* _WRITTEN INSTRUCTION_: Write out the listing, please, but only from its first line through the line containing "const yTicks = [0, 5, 10, 15, 20, 25, 30, 35];", exactly as given and without pictures.

* _MATERIAL FOR THIS EXERCISE_:
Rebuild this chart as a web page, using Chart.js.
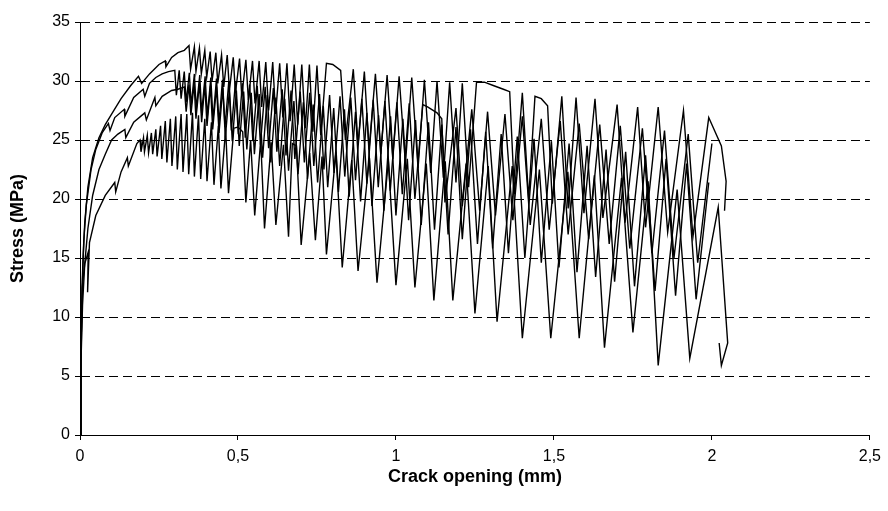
<!DOCTYPE html>
<html>
<head>
<meta charset="utf-8">
<script src="https://cdn.jsdelivr.net/npm/chart.js@4/dist/chart.umd.min.js"></script>
<style>
  body { margin: 0; background: #fff; }
  canvas { display: block; }
</style>
</head>
<body>
<canvas id="chart" width="888" height="511"></canvas>
<script>
// axis ticks
const xTicks = [0, 0.5, 1, 1.5, 2, 2.5];
const yTicks = [0, 5, 10, 15, 20, 25, 30, 35];

// specimen curves, [crack opening mm, stress MPa]
const curveA = [
  [0,0],[0.003,6],[0.006,11],[0.01,15],[0.015,18],[0.025,21],[0.04,23.5],[0.06,25.2],[0.08,26.3],[0.1,27.2],
  [0.13,28.5],[0.16,29.6],[0.185,30.4],[0.195,29.8],[0.22,30.6],[0.25,31.4],[0.27,31.7],[0.272,31.2],[0.29,32.0],
  [0.31,32.4],[0.33,32.6],
  [0.345,33.0],[0.350,31.0],[0.362,32.9],[0.367,30.8],[0.378,32.8],[0.384,30.6],[0.395,32.6],[0.401,30.3],
  [0.412,32.5],[0.418,30.0],[0.430,32.4],[0.436,29.8],[0.448,32.2],[0.455,29.5],[0.466,32.2],[0.473,29.2],
  [0.485,32.0],[0.492,29.0],[0.505,31.9],[0.512,28.7],[0.525,31.8],[0.533,28.4],[0.546,31.7],[0.554,28.1],
  [0.567,31.7],[0.575,27.8],[0.588,31.6],[0.597,27.5],[0.610,31.6],[0.619,27.2],[0.632,31.5],[0.642,26.9],
  [0.655,31.5],[0.665,26.6],[0.678,31.4],[0.689,26.3],[0.702,31.4],[0.713,26.0],[0.726,31.4],[0.737,25.7],
  [0.750,31.3],[0.762,25.4],[0.78,31.5],[0.80,31.4],[0.825,30.9],[0.84,25.0],[0.865,31.0],[0.88,24.6],
  [0.90,30.8],[0.915,24.2],[0.935,30.6],[0.952,23.8],[0.972,30.5],[0.99,23.4],[1.01,30.4],[1.03,23.0],
  [1.05,30.3],[1.07,22.6],[1.09,30.1],[1.11,22.2],[1.13,30.0],[1.15,21.8],[1.17,29.9],[1.19,21.4],
  [1.21,29.8],[1.23,21.0],[1.255,29.9],[1.28,29.9],[1.31,29.6],[1.34,29.3],[1.36,29.1],[1.375,20.4],
  [1.40,29.0],[1.42,20.0],[1.44,28.7],[1.46,28.5],[1.48,27.9],[1.495,19.6],[1.525,28.7],[1.545,19.2],
  [1.57,28.6],[1.595,18.8],[1.63,28.5],[1.655,18.4],[1.70,28.0],[1.725,18.0],[1.765,27.8],[1.79,17.6],
  [1.83,27.8],[1.86,17.2],[1.91,27.5],[1.94,16.8],[1.99,26.9],[2.03,24.5],[2.045,21.5],[2.04,19.0]
];
const curveB = [
  [0,0],[0.003,7],[0.007,13],[0.012,16.5],[0.02,19.5],[0.035,22.5],[0.05,24.2],[0.07,25.6],[0.09,26.4],[0.095,25.8],
  [0.11,26.9],[0.14,27.6],[0.142,27.0],[0.17,28.6],[0.2,29.3],[0.205,28.7],[0.22,29.8],[0.24,30.3],[0.26,30.6],
  [0.28,30.8],
  [0.30,30.9],[0.305,28.8],[0.314,30.9],[0.320,28.5],[0.330,30.8],[0.336,28.2],[0.346,30.7],[0.352,27.9],
  [0.362,30.6],[0.368,27.6],[0.379,30.5],[0.385,27.3],[0.396,30.4],[0.403,27.0],[0.414,30.3],[0.421,26.7],
  [0.432,30.2],[0.440,26.4],[0.451,30.1],[0.459,26.1],[0.471,30.0],[0.479,25.8],[0.492,29.9],[0.501,25.5],
  [0.514,29.8],[0.523,25.2],[0.537,29.7],[0.547,24.9],[0.561,29.6],[0.571,24.6],[0.586,29.5],[0.597,24.3],
  [0.612,29.4],[0.623,24.0],[0.640,29.3],[0.652,23.7],[0.668,29.2],[0.680,23.4],[0.697,29.1],[0.710,23.1],
  [0.727,29.0],[0.740,22.8],[0.758,28.9],[0.772,22.5],[0.790,28.8],[0.804,22.2],[0.823,28.7],[0.838,21.9],
  [0.857,28.6],[0.872,21.6],[0.892,28.5],[0.908,21.3],[0.928,28.4],[0.944,21.0],[0.965,28.3],[0.982,20.7],
  [1.003,28.2],[1.02,20.4],[1.042,28.1],[1.06,20.0],[1.085,28.0],[1.10,27.8],[1.13,27.3],[1.145,26.8],
  [1.155,19.7],[1.19,27.7],[1.21,19.4],[1.24,27.6],[1.265,19.0],[1.29,27.4],[1.315,18.6],[1.345,27.2],
  [1.37,18.2],[1.40,27.0],[1.425,17.8],[1.46,26.8],[1.485,17.4],[1.52,26.6],[1.545,17.0],[1.58,26.4],
  [1.61,16.6],[1.645,26.3],[1.675,16.2],[1.71,26.2],[1.74,15.8],[1.78,26.0],[1.81,15.4],[1.85,25.8],
  [1.88,15.0],[1.925,25.5],[1.955,14.6],[2.00,24.7]
];
const curveC = [
  [0,0],[0.003,6],[0.008,11],[0.015,14.5],[0.025,17.5],[0.04,20.3],[0.06,22.5],[0.08,23.8],[0.1,25.0],[0.12,25.5],
  [0.142,25.9],[0.145,25.2],[0.17,26.5],[0.205,27.3],[0.21,26.7],[0.237,28.6],[0.24,27.9],[0.26,28.7],[0.29,29.2],
  [0.31,29.3],
  [0.33,29.5],[0.336,27.4],[0.345,29.7],[0.351,27.1],[0.361,29.8],[0.367,26.8],[0.378,29.8],[0.385,26.5],
  [0.395,29.7],[0.402,26.2],[0.413,29.6],[0.420,25.9],[0.432,29.5],[0.440,25.6],[0.452,29.4],[0.460,25.2],
  [0.473,29.3],[0.482,24.9],[0.495,29.2],[0.504,24.5],[0.518,29.1],[0.528,24.2],[0.542,29.0],[0.552,23.8],
  [0.567,28.9],[0.578,23.5],[0.593,28.8],[0.604,23.1],[0.620,28.6],[0.632,22.8],[0.648,28.5],[0.660,22.4],
  [0.677,28.3],[0.690,22.1],[0.707,28.2],[0.720,21.7],[0.738,28.0],[0.752,21.4],[0.770,27.9],[0.784,21.0],
  [0.803,27.7],[0.818,20.6],[0.837,27.6],[0.852,20.2],[0.872,27.4],[0.888,19.8],[0.908,27.3],[0.924,19.4],
  [0.945,27.1],[0.962,19.0],[0.983,27.0],[1.0,18.6],[1.022,26.8],[1.04,18.2],[1.062,26.7],[1.08,17.8],
  [1.103,26.5],[1.122,17.4],[1.145,26.3],[1.165,17.0],[1.19,26.1],[1.21,16.6],[1.236,25.9],[1.258,16.2],
  [1.284,25.7],[1.306,15.8],[1.333,25.5],[1.356,15.4],[1.384,25.3],[1.408,15.0],[1.437,25.1],[1.46,14.6],
  [1.492,24.9],[1.516,14.2],[1.548,24.7],[1.573,13.8],[1.605,24.5],[1.632,13.4],[1.665,24.2],[1.692,13.0],
  [1.727,24.0],[1.755,12.6],[1.79,23.7],[1.82,12.2],[1.855,23.4],[1.885,11.8],[1.92,23.0],[1.95,11.5],
  [1.99,21.4]
];
const curveD = [
  [0,0],[0.003,7],[0.007,12.5],[0.015,14.5],[0.026,15.5],[0.024,12.1],[0.03,16.3],[0.05,18.6],[0.08,20.3],
  [0.11,21.4],[0.113,20.6],[0.13,22.3],[0.15,23.5],[0.153,22.8],[0.18,24.7],
  [0.19,25.0],[0.193,24.0],[0.201,25.2],[0.204,24.0],[0.213,25.4],[0.217,23.9],[0.226,25.6],[0.230,23.8],
  [0.240,25.9],[0.244,23.6],[0.255,26.2],[0.259,23.4],[0.270,26.6],[0.275,23.1],[0.286,26.8],[0.291,22.8],
  [0.303,27.0],[0.308,22.5],[0.320,27.2],[0.326,22.3],[0.338,27.2],[0.344,22.1],[0.356,27.3],[0.362,21.9],
  [0.375,27.1],[0.382,21.7],[0.395,26.8],[0.402,21.5],[0.416,26.5],[0.424,21.2],[0.438,26.2],[0.446,20.9],
  [0.461,25.9],[0.470,20.5],[0.487,26.0],[0.50,26.1],[0.515,25.7],[0.525,19.7],
  [0.540,25.0],[0.553,18.6],[0.572,25.0],[0.584,17.5],[0.605,24.8],[0.620,17.8],[0.644,24.6],[0.660,16.8],
  [0.672,24.7],[0.685,24.5],[0.700,16.1],[0.727,23.9],[0.745,16.5],[0.766,23.6],[0.780,15.3],[0.810,24.0],
  [0.830,14.2],[0.860,23.3],[0.880,13.9],[0.916,23.5],[0.940,12.9],[0.976,23.2],[1.000,12.7],[1.036,23.4],
  [1.060,12.5],[1.096,23.0],[1.120,11.4],[1.156,23.2],[1.180,11.4],[1.222,23.0],[1.250,10.3],[1.292,22.8],
  [1.320,9.6],[1.368,22.8],[1.400,8.2],[1.454,22.5],[1.490,8.2],[1.544,22.3],[1.580,8.2],[1.628,22.0],
  [1.660,7.4],[1.714,21.8],[1.750,8.7],[1.798,21.5],[1.830,5.9],[1.890,20.8],[1.930,6.5],[2.02,19.3],
  [2.05,7.8],[2.03,5.9],[2.023,7.8]
];

const curves = [curveA, curveB, curveC, curveD];
const fontFamily = 'Liberation Sans, Arial, sans-serif';

const ctx = document.getElementById('chart').getContext('2d');
const chart = new Chart(ctx, {
  type: 'scatter',
  data: {
    datasets: curves.map(c => ({
      data: c.map(p => ({x: p[0], y: p[1]})),
      showLine: true,
      borderColor: '#000',
      borderWidth: 1.4,
      pointRadius: 0,
      tension: 0,
      fill: false
    }))
  },
  options: {
    responsive: false,
    animation: false,
    layout: { padding: { left: 0, right: 17, top: 22, bottom: 0 } },
    plugins: { legend: { display: false }, tooltip: { enabled: false } },
    scales: {
      x: {
        type: 'linear',
        min: xTicks[0],
        max: xTicks[xTicks.length - 1],
        afterBuildTicks: s => { s.ticks = xTicks.map(v => ({value: v})); },
        afterFit: s => { s.height = 76; },
        grid: { drawOnChartArea: false, drawTicks: true, tickLength: 5, color: '#000' },
        border: { color: '#000', width: 1 },
        ticks: {
          color: '#000', padding: 7,
          font: { family: fontFamily, size: 16 },
          callback: v => String(v).replace('.', ',')
        },
        title: {
          display: true, text: 'Crack opening (mm)', color: '#000',
          font: { family: fontFamily, size: 18, weight: 'bold' },
          padding: { top: 0, bottom: 23 }
        }
      },
      y: {
        type: 'linear',
        min: yTicks[0],
        max: yTicks[yTicks.length - 1],
        afterBuildTicks: s => { s.ticks = yTicks.map(v => ({value: v})); },
        afterFit: s => { s.width = 80; },
        grid: { color: '#000', lineWidth: 1, drawTicks: true, tickLength: 5 },
        border: { color: '#000', width: 1, dash: [9, 5] },
        ticks: {
          color: '#000', padding: 5,
          font: { family: fontFamily, size: 16 }
        },
        title: {
          display: true, text: 'Stress (MPa)', color: '#000',
          font: { family: fontFamily, size: 18, weight: 'bold' },
          padding: { top: 7, bottom: 0 }
        }
      }
    }
  }
});
</script>
</body>
</html>
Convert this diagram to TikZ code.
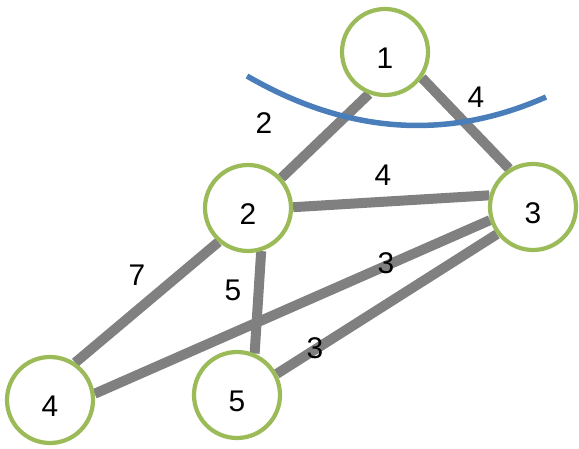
\documentclass[tikz,border=0pt]{standalone}
\usepackage{fontspec}
\setmainfont{Liberation Sans}
\usetikzlibrary{backgrounds}
\definecolor{vertexgreen}{HTML}{9BBB59}
\definecolor{edgegray}{HTML}{808080}
\definecolor{cutblue}{HTML}{4A7EBB}
\begin{document}
\begin{tikzpicture}[x=1bp,y=-1bp,
    every node/.style={font=\fontsize{30}{36}\selectfont},
    vertex/.style={circle,draw=vertexgreen,line width=4.2bp,fill=white,
      minimum size=86bp,inner sep=0pt,text height=33bp,text depth=0pt},
    edge/.style={draw=edgegray,line width=10bp},
    weight/.style={inner sep=0pt},
    cut/.style={draw=cutblue,line width=5.5bp}]
  \useasboundingbox (0,0) rectangle (579,449);
  \draw
    (385,52) node[vertex] (1){1}
    (248,208) node[vertex] (2){2}
    (533,207) node[vertex] (3){3}
    (50,400) node[vertex] (4){4}
    (237,395) node[vertex] (5){5};
  \begin{scope}[on background layer]
    \draw[edge] (1.249) to (2.42);
    \draw[edge] (1.325) to (3.122);
    \draw[edge] (2.1) to (3.165);
    \draw[edge] (2.229) to (4.56);
    \draw[edge] (2.287) to (5.67);
    \draw[edge] (4.8) to (3.197);
    \draw[edge] (5.28) to (3.217);
  \end{scope}
  \coordinate (cutL) at (247,76);
  \coordinate (cutR) at (546,97);
  \draw[cut] (cutL) .. controls (347,134) and (447,141) .. (cutR);
  \node[weight] (w12) at (264,123) {2};
  \node[weight] (w13) at (476,97) {4};
  \node[weight] (w23) at (383,175) {4};
  \node[weight] (w24) at (137,275) {7};
  \node[weight] (w25) at (233,290) {5};
  \node[weight] (w43) at (386,263) {3};
  \node[weight] (w53) at (315,348) {3};
\end{tikzpicture}
\end{document}
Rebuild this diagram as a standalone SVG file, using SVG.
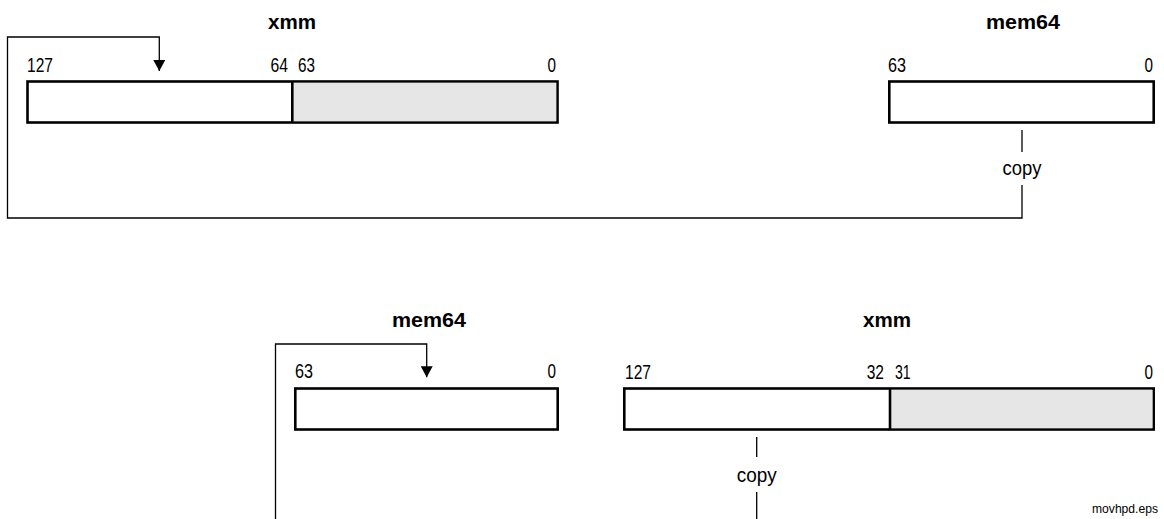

* _CORRECT RESPONSE_:
Rebuild this chart as a web page, using Chart.js.
<!DOCTYPE html>
<html>
<head>
<meta charset="utf-8">
<script src="https://cdn.jsdelivr.net/npm/chart.js@4/dist/chart.umd.min.js"></script>
<style>
  body { margin: 0; background: #fff; }
  canvas { display: block; }
</style>
</head>
<body>
<canvas id="chart" width="888" height="511"></canvas>
<script>
// axis ticks
const xTicks = [0, 0.5, 1, 1.5, 2, 2.5];
const yTicks = [0, 5, 10, 15, 20, 25, 30, 35];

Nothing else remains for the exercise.